--- AIM ---
Print the listing from its top line through the line containing "ax.axhline(f, color='#cccccc', lw=0.8, ls=(0, (1, 4)), zorder=0)", nothing more, and leave out the pictures.

--- STORED DATA ---
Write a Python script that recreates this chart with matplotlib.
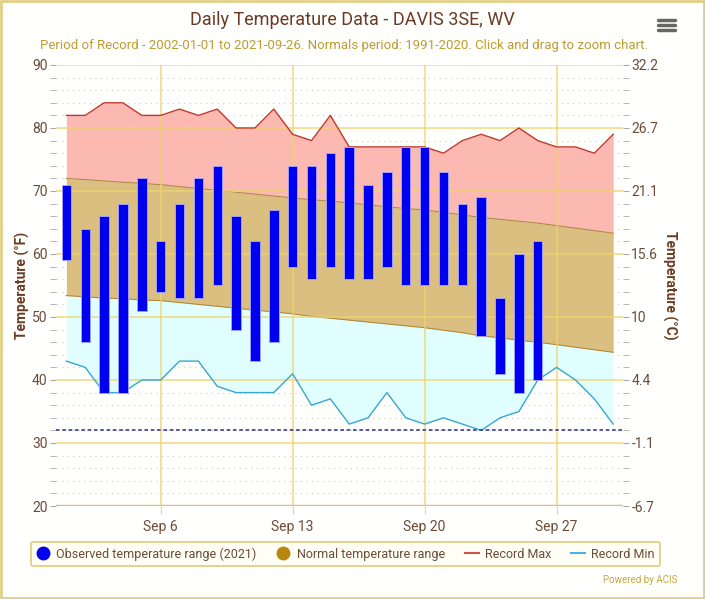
import matplotlib
matplotlib.use('Agg')
import matplotlib.pyplot as plt
from matplotlib.lines import Line2D
from matplotlib.patches import FancyBboxPatch

plt.rcParams['font.family'] = ['Roboto', 'DejaVu Sans']

# data, Sep 2021 (day of month)
days = list(range(1, 31))
obs_days = list(range(1, 27))
obs_hi = [71, 64, 66, 68, 72, 62, 68, 72, 74, 66, 62, 67, 74, 74, 76, 77, 71, 73, 77, 77, 73, 68, 69, 53, 60, 62]
obs_lo = [59, 46, 38, 38, 51, 54, 53, 53, 55, 48, 43, 46, 58, 56, 58, 56, 56, 58, 55, 55, 55, 55, 47, 41, 38, 40]
norm_hi = [72.0, 71.8, 71.6, 71.4, 71.2, 71.0, 70.7, 70.4, 70.1, 69.8, 69.5, 69.2, 68.9, 68.6, 68.4,
           68.1, 67.8, 67.5, 67.2, 67.0, 66.6, 66.2, 65.8, 65.5, 65.2, 64.9, 64.5, 64.1, 63.7, 63.3]
norm_lo = [53.4, 53.2, 53.0, 52.9, 52.7, 52.6, 52.3, 52.0, 51.7, 51.4, 51.1, 50.8, 50.5, 50.1, 49.8,
           49.5, 49.2, 48.9, 48.6, 48.3, 47.9, 47.5, 47.0, 46.7, 46.3, 46.0, 45.6, 45.2, 44.8, 44.4]
rec_max = [82, 82, 84, 84, 82, 82, 83, 82, 83, 80, 80, 83, 79, 78, 82,
           77, 77, 77, 77, 77, 76, 78, 79, 78, 80, 78, 77, 77, 76, 79]
rec_min = [43, 42, 38, 38, 40, 40, 43, 43, 39, 38, 38, 38, 41, 36, 37,
           33, 34, 38, 34, 33, 34, 33, 32, 34, 35, 40, 42, 40, 37, 33]
freeze = 32

week_days = [6, 13, 20, 27]
week_labels = ['Sep 6', 'Sep 13', 'Sep 20', 'Sep 27']
f_ticks = [20, 30, 40, 50, 60, 70, 80, 90]
c_labels = ['-6.7', '-1.1', '4.4', '10', '15.6', '21.1', '26.7', '32.2']

brown = '#6b4a3a'
gold = '#f0d36a'

fig = plt.figure(figsize=(7.05, 5.99), dpi=100)
fig.patch.set_facecolor('#fffffd')
ax = fig.add_axes([56 / 705, 1 - 506 / 599, 567 / 705, 441 / 599])
ax.set_facecolor('none')

# minor dotted grid (behind fills)
for f in range(22, 90, 2):
    if f % 10:
        ax.axhline(f, color='#cccccc', lw=0.8, ls=(0, (1, 4)), zorder=0)

ax.fill_between(days, norm_hi, rec_max, color='#fbb9b1', lw=0, zorder=1)
ax.fill_between(days, norm_lo, norm_hi, color='#dbbf80', lw=0, zorder=1)
ax.fill_between(days, rec_min, norm_lo, color='#e0fefe', lw=0, zorder=1)
ax.plot(days, norm_hi, color='#b08a40', lw=0.8, zorder=2)
ax.plot(days, norm_lo, color='#b08a40', lw=0.8, zorder=2)

# major grid over the fills
for f in f_ticks[1:]:
    ax.axhline(f, color=gold, lw=1.2, alpha=0.8, zorder=2.5)
for d in week_days:
    ax.axvline(d, color=gold, lw=1.2, alpha=0.8, zorder=2.5)
ax.axhline(20, color='#d8c27a', lw=2.5, zorder=2.5)

ax.plot(days, rec_max, color='#c0392b', lw=1, zorder=3)
ax.plot(days, rec_min, color='#3aa6d0', lw=1, zorder=3)
ax.axhline(freeze, color='#4a4a9a', lw=1.3, ls=(0, (2, 1.5)), zorder=3)

heights = [h - l for h, l in zip(obs_hi, obs_lo)]
ax.bar(obs_days, heights, bottom=obs_lo, width=0.5, color='#0000f0',
       edgecolor='#a0a0ff', linewidth=0.7, zorder=4)

ax.set_xlim(0.45, 30.52)
ax.set_ylim(20, 90)
for s in ax.spines.values():
    s.set_visible(False)

ax.set_yticks(f_ticks)
ax.set_yticks(range(20, 91, 2), minor=True)
ax.tick_params(axis='y', which='both', length=4, color='#aaaaaa', labelcolor=brown, labelsize=10, pad=2)
ax.set_xticks(week_days)
ax.set_xticklabels(week_labels)
ax.tick_params(axis='x', length=6, color='#c8d8ea', labelcolor=brown, labelsize=10, pad=4)
ax.set_ylabel('Temperature (°F)', color='#6b3a22', fontsize=10, fontweight='bold', va='center')
ax.yaxis.set_label_coords(-34 / 567, 0.5)

ax2 = ax.twinx()
ax2.set_ylim(20, 90)
ax2.set_yticks(f_ticks)
ax2.set_yticklabels(c_labels)
ax2.set_yticks(range(20, 91, 2), minor=True)
ax2.tick_params(axis='y', which='both', length=4, color='#aaaaaa', labelcolor=brown, labelsize=10, pad=2)
for s in ax2.spines.values():
    s.set_visible(False)
ax2.set_ylabel('Temperature (°C)', color='#6b3a22', fontsize=10, fontweight='bold', rotation=270,
               va='center')
ax2.yaxis.set_label_coords(614 / 567, 0.5)

fig.text(352 / 705, 1 - 20 / 599, 'Daily Temperature Data - DAVIS 3SE, WV', ha='center', va='center',
         fontsize=13, color='#6b3a26')
fig.text(344 / 705, 1 - 45 / 599,
         'Period of Record - 2002-01-01 to 2021-09-26. Normals period: 1991-2020. Click and drag to zoom chart.',
         ha='center', va='center', fontsize=9.5, color='#bf9b30')

handles = [
    Line2D([], [], marker='o', ls='none', color='#0000f0', markersize=9),
    Line2D([], [], marker='o', ls='none', color='#b8860b', markersize=9),
    Line2D([], [], color='#d05050', lw=1.5),
    Line2D([], [], color='#50b0e0', lw=1.5),
]
labels = ['Observed temperature range (2021)', 'Normal temperature range', 'Record Max', 'Record Min']
leg = fig.legend(handles, labels, loc='center', bbox_to_anchor=(345.5 / 705, 1 - 554 / 599), ncol=4,
                 fontsize=9, handlelength=1.1, handletextpad=0.5, columnspacing=1.6,
                 frameon=True, fancybox=True, borderpad=0.45)
leg.get_frame().set_edgecolor('#d9be5f')
leg.get_frame().set_facecolor('#fffff5')
leg.get_frame().set_linewidth(1.2)
for t in leg.get_texts():
    t.set_color(brown)

fig.text(677 / 705, 1 - 580 / 599, 'Powered by ACIS', ha='right', va='center', fontsize=7, color='#c9a640')

# menu icon
for yy in [20, 25, 30]:
    fig.add_artist(Line2D([658 / 705, 675 / 705], [1 - yy / 599, 1 - yy / 599], color='#666666',
                          lw=2.5, solid_capstyle='round'))

# chart border
fig.add_artist(FancyBboxPatch((0.002, 0.002), 0.996, 0.996, boxstyle='square,pad=0',
                              transform=fig.transFigure, fill=False, edgecolor='#e2cf86', lw=2))

fig.savefig('out.png', dpi=100, facecolor=fig.get_facecolor())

--- RESPONSE TO THE EXERCISE ---
Write a Python script that recreates this chart with matplotlib.
import matplotlib
matplotlib.use('Agg')
import matplotlib.pyplot as plt
from matplotlib.lines import Line2D
from matplotlib.patches import FancyBboxPatch

plt.rcParams['font.family'] = ['Roboto', 'DejaVu Sans']

# data, Sep 2021 (day of month)
days = list(range(1, 31))
obs_days = list(range(1, 27))
obs_hi = [71, 64, 66, 68, 72, 62, 68, 72, 74, 66, 62, 67, 74, 74, 76, 77, 71, 73, 77, 77, 73, 68, 69, 53, 60, 62]
obs_lo = [59, 46, 38, 38, 51, 54, 53, 53, 55, 48, 43, 46, 58, 56, 58, 56, 56, 58, 55, 55, 55, 55, 47, 41, 38, 40]
norm_hi = [72.0, 71.8, 71.6, 71.4, 71.2, 71.0, 70.7, 70.4, 70.1, 69.8, 69.5, 69.2, 68.9, 68.6, 68.4,
           68.1, 67.8, 67.5, 67.2, 67.0, 66.6, 66.2, 65.8, 65.5, 65.2, 64.9, 64.5, 64.1, 63.7, 63.3]
norm_lo = [53.4, 53.2, 53.0, 52.9, 52.7, 52.6, 52.3, 52.0, 51.7, 51.4, 51.1, 50.8, 50.5, 50.1, 49.8,
           49.5, 49.2, 48.9, 48.6, 48.3, 47.9, 47.5, 47.0, 46.7, 46.3, 46.0, 45.6, 45.2, 44.8, 44.4]
rec_max = [82, 82, 84, 84, 82, 82, 83, 82, 83, 80, 80, 83, 79, 78, 82,
           77, 77, 77, 77, 77, 76, 78, 79, 78, 80, 78, 77, 77, 76, 79]
rec_min = [43, 42, 38, 38, 40, 40, 43, 43, 39, 38, 38, 38, 41, 36, 37,
           33, 34, 38, 34, 33, 34, 33, 32, 34, 35, 40, 42, 40, 37, 33]
freeze = 32

week_days = [6, 13, 20, 27]
week_labels = ['Sep 6', 'Sep 13', 'Sep 20', 'Sep 27']
f_ticks = [20, 30, 40, 50, 60, 70, 80, 90]
c_labels = ['-6.7', '-1.1', '4.4', '10', '15.6', '21.1', '26.7', '32.2']

brown = '#6b4a3a'
gold = '#f0d36a'

fig = plt.figure(figsize=(7.05, 5.99), dpi=100)
fig.patch.set_facecolor('#fffffd')
ax = fig.add_axes([56 / 705, 1 - 506 / 599, 567 / 705, 441 / 599])
ax.set_facecolor('none')

# minor dotted grid (behind fills)
for f in range(22, 90, 2):
    if f % 10:
        ax.axhline(f, color='#cccccc', lw=0.8, ls=(0, (1, 4)), zorder=0)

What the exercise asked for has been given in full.